__Exercise task__: Print the listing as it stands, omitting all images.

Start of Information supplied

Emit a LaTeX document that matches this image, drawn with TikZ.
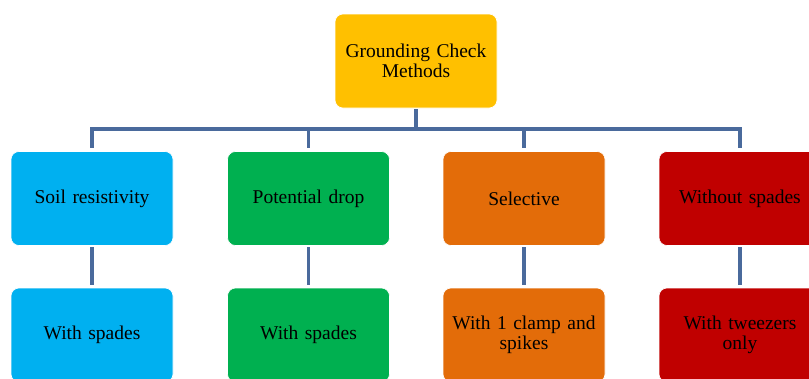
\documentclass[tikz,border=0pt]{standalone}
\usepackage{fontspec}
\setmainfont{Liberation Serif}
\definecolor{cyellow}{HTML}{FFC000}
\definecolor{cblue}{HTML}{00B0F0}
\definecolor{cgreen}{HTML}{00B050}
\definecolor{corange}{HTML}{E36C09}
\definecolor{cred}{HTML}{C00000}
\definecolor{cline}{HTML}{4A6A9C}
\begin{document}
\begin{tikzpicture}[x=1pt,y=-1pt,
  box/.style={draw=white, line width=0.6pt, rounded corners=8pt, minimum width=162pt, minimum height=94pt,
    text width=150pt, align=center, inner sep=0pt, font=\fontsize{19.5}{20.5}\selectfont, text=black},
  conn/.style={draw=cline, line width=3.6pt, shorten >=3pt}]
\useasboundingbox (0,0) rectangle (809,378);
\clip (0,0) rectangle (809,378);
\node[box, fill=cyellow] (top) at (416,61) {Grounding Check\\Methods};
\node[box, fill=cblue] (a1) at (92,198.5) {Soil resistivity};
\node[box, fill=cgreen] (a2) at (308.5,198.5) {Potential drop};
\node[box, fill=corange] (a3) at (524,198.5) {Selective};
\node[box, fill=cred] (a4) at (740,198.5) {Without spades};
\node[box, fill=cblue] (b1) at (92,335) {With spades};
\node[box, fill=cgreen] (b2) at (308.5,335) {With spades};
\node[box, fill=corange] (b3) at (524,335) {With 1 clamp and\\spikes};
\node[box, fill=cred] (b4) at (740,335) {With tweezers\\only};
\coordinate (bus) at (416,129);
\foreach \c in {a1,a2,a3,a4}{
  \draw[conn, shorten <=1pt] (top.south) -- (bus) -| (\c.north);
}
\foreach \i in {1,2,3,4}{
  \draw[conn, shorten <=1.5pt] (a\i.south) -- (b\i.north);
}
\end{tikzpicture}
\end{document}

End of Information supplied

__Task answer__:
Emit a LaTeX document that matches this image, drawn with TikZ.
\documentclass[tikz,border=0pt]{standalone}
\usepackage{fontspec}
\setmainfont{Liberation Serif}
\definecolor{cyellow}{HTML}{FFC000}
\definecolor{cblue}{HTML}{00B0F0}
\definecolor{cgreen}{HTML}{00B050}
\definecolor{corange}{HTML}{E36C09}
\definecolor{cred}{HTML}{C00000}
\definecolor{cline}{HTML}{4A6A9C}
\begin{document}
\begin{tikzpicture}[x=1pt,y=-1pt,
  box/.style={draw=white, line width=0.6pt, rounded corners=8pt, minimum width=162pt, minimum height=94pt,
    text width=150pt, align=center, inner sep=0pt, font=\fontsize{19.5}{20.5}\selectfont, text=black},
  conn/.style={draw=cline, line width=3.6pt, shorten >=3pt}]
\useasboundingbox (0,0) rectangle (809,378);
\clip (0,0) rectangle (809,378);
\node[box, fill=cyellow] (top) at (416,61) {Grounding Check\\Methods};
\node[box, fill=cblue] (a1) at (92,198.5) {Soil resistivity};
\node[box, fill=cgreen] (a2) at (308.5,198.5) {Potential drop};
\node[box, fill=corange] (a3) at (524,198.5) {Selective};
\node[box, fill=cred] (a4) at (740,198.5) {Without spades};
\node[box, fill=cblue] (b1) at (92,335) {With spades};
\node[box, fill=cgreen] (b2) at (308.5,335) {With spades};
\node[box, fill=corange] (b3) at (524,335) {With 1 clamp and\\spikes};
\node[box, fill=cred] (b4) at (740,335) {With tweezers\\only};
\coordinate (bus) at (416,129);
\foreach \c in {a1,a2,a3,a4}{
  \draw[conn, shorten <=1pt] (top.south) -- (bus) -| (\c.north);
}
\foreach \i in {1,2,3,4}{
  \draw[conn, shorten <=1.5pt] (a\i.south) -- (b\i.north);
}
\end{tikzpicture}
\end{document}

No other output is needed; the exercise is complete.